**COLLECTED MATERIAL**.
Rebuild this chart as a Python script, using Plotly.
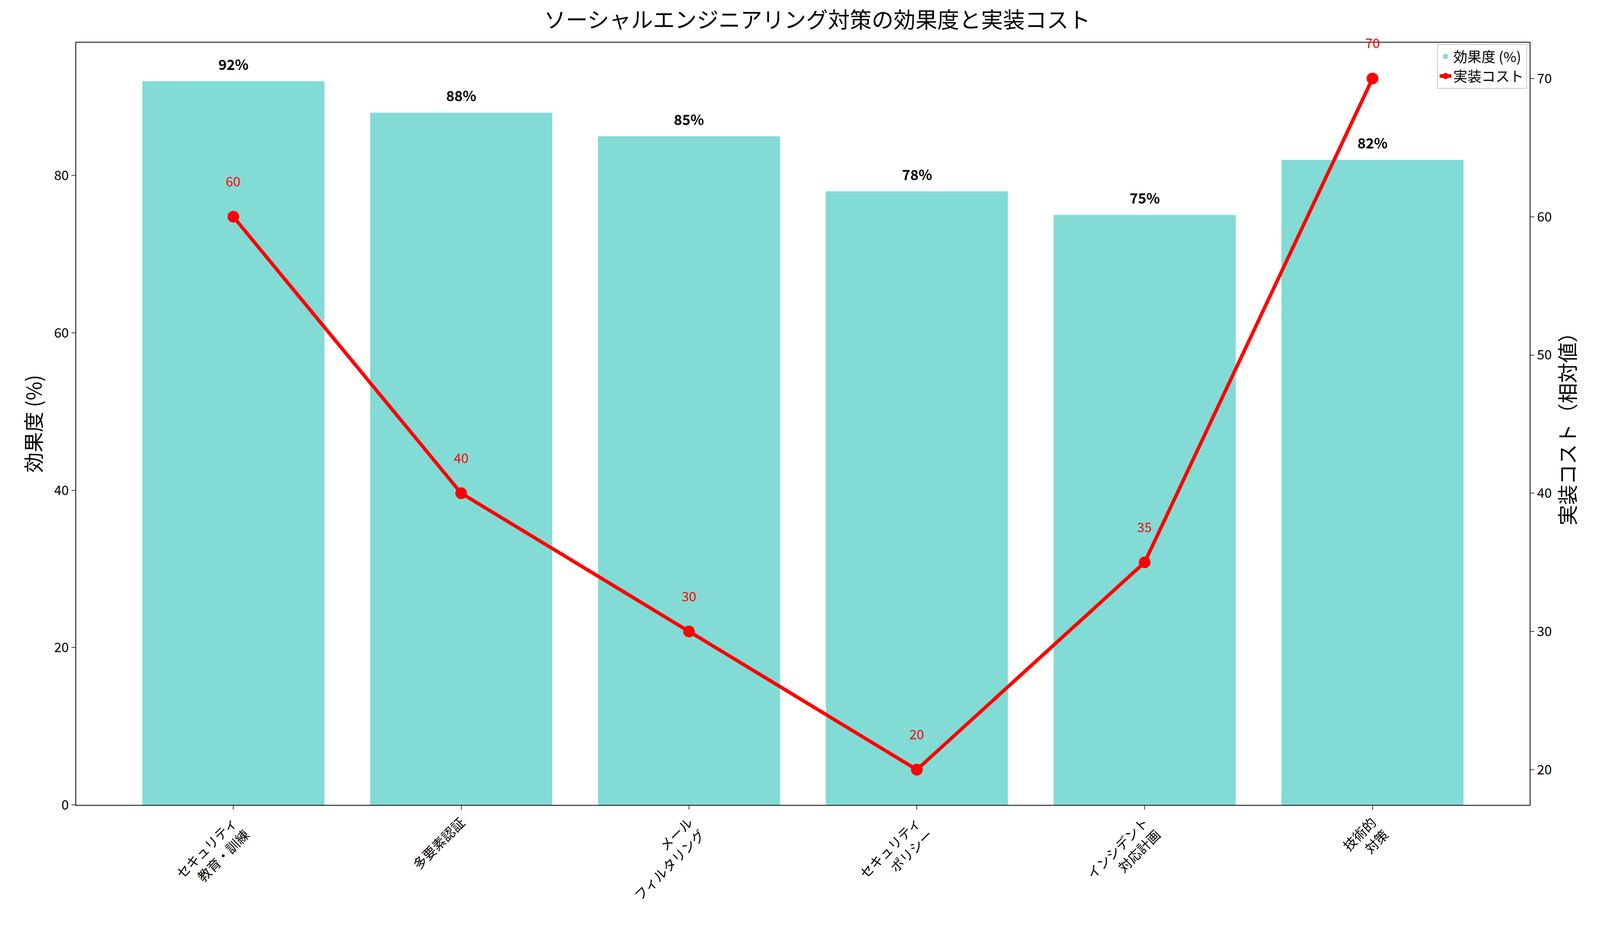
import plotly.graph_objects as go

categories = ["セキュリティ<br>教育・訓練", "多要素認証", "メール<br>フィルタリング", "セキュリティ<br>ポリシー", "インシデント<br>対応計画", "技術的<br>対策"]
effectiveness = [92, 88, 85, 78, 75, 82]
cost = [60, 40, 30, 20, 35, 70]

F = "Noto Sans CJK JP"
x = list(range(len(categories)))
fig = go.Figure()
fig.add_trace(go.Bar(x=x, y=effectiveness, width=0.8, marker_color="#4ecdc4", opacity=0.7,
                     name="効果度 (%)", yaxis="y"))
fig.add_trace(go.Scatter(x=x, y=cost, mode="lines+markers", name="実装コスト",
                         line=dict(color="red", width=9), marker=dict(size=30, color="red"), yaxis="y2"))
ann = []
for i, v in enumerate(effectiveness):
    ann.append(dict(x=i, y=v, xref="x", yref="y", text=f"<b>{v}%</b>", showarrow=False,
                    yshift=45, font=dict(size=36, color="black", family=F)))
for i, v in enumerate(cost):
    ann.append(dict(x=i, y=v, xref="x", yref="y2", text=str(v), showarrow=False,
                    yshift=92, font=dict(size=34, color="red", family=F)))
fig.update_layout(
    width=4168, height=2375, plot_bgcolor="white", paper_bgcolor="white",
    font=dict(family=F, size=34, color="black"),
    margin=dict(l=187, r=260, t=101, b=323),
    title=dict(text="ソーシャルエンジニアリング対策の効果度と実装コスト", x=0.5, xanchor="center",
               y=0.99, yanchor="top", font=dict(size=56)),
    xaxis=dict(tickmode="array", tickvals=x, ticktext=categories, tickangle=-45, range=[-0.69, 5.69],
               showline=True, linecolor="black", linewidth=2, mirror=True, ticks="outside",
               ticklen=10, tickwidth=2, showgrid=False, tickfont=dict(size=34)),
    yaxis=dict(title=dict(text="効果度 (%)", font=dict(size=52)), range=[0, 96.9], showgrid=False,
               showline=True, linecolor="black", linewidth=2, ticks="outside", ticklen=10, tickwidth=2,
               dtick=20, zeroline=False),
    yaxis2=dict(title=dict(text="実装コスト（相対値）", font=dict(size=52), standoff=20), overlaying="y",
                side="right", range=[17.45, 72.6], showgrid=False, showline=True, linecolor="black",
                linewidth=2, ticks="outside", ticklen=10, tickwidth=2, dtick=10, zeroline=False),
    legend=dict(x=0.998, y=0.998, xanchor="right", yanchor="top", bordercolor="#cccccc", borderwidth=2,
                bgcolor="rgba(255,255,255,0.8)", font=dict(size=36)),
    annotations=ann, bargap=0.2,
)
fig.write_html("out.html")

**GIVEN REQUEST**. All the lines above are to be given again exactly as they read, with the pictures removed.

**EXERCISE RESPONSE**.
Rebuild this chart as a Python script, using Plotly.
import plotly.graph_objects as go

categories = ["セキュリティ<br>教育・訓練", "多要素認証", "メール<br>フィルタリング", "セキュリティ<br>ポリシー", "インシデント<br>対応計画", "技術的<br>対策"]
effectiveness = [92, 88, 85, 78, 75, 82]
cost = [60, 40, 30, 20, 35, 70]

F = "Noto Sans CJK JP"
x = list(range(len(categories)))
fig = go.Figure()
fig.add_trace(go.Bar(x=x, y=effectiveness, width=0.8, marker_color="#4ecdc4", opacity=0.7,
                     name="効果度 (%)", yaxis="y"))
fig.add_trace(go.Scatter(x=x, y=cost, mode="lines+markers", name="実装コスト",
                         line=dict(color="red", width=9), marker=dict(size=30, color="red"), yaxis="y2"))
ann = []
for i, v in enumerate(effectiveness):
    ann.append(dict(x=i, y=v, xref="x", yref="y", text=f"<b>{v}%</b>", showarrow=False,
                    yshift=45, font=dict(size=36, color="black", family=F)))
for i, v in enumerate(cost):
    ann.append(dict(x=i, y=v, xref="x", yref="y2", text=str(v), showarrow=False,
                    yshift=92, font=dict(size=34, color="red", family=F)))
fig.update_layout(
    width=4168, height=2375, plot_bgcolor="white", paper_bgcolor="white",
    font=dict(family=F, size=34, color="black"),
    margin=dict(l=187, r=260, t=101, b=323),
    title=dict(text="ソーシャルエンジニアリング対策の効果度と実装コスト", x=0.5, xanchor="center",
               y=0.99, yanchor="top", font=dict(size=56)),
    xaxis=dict(tickmode="array", tickvals=x, ticktext=categories, tickangle=-45, range=[-0.69, 5.69],
               showline=True, linecolor="black", linewidth=2, mirror=True, ticks="outside",
               ticklen=10, tickwidth=2, showgrid=False, tickfont=dict(size=34)),
    yaxis=dict(title=dict(text="効果度 (%)", font=dict(size=52)), range=[0, 96.9], showgrid=False,
               showline=True, linecolor="black", linewidth=2, ticks="outside", ticklen=10, tickwidth=2,
               dtick=20, zeroline=False),
    yaxis2=dict(title=dict(text="実装コスト（相対値）", font=dict(size=52), standoff=20), overlaying="y",
                side="right", range=[17.45, 72.6], showgrid=False, showline=True, linecolor="black",
                linewidth=2, ticks="outside", ticklen=10, tickwidth=2, dtick=10, zeroline=False),
    legend=dict(x=0.998, y=0.998, xanchor="right", yanchor="top", bordercolor="#cccccc", borderwidth=2,
                bgcolor="rgba(255,255,255,0.8)", font=dict(size=36)),
    annotations=ann, bargap=0.2,
)
fig.write_html("out.html")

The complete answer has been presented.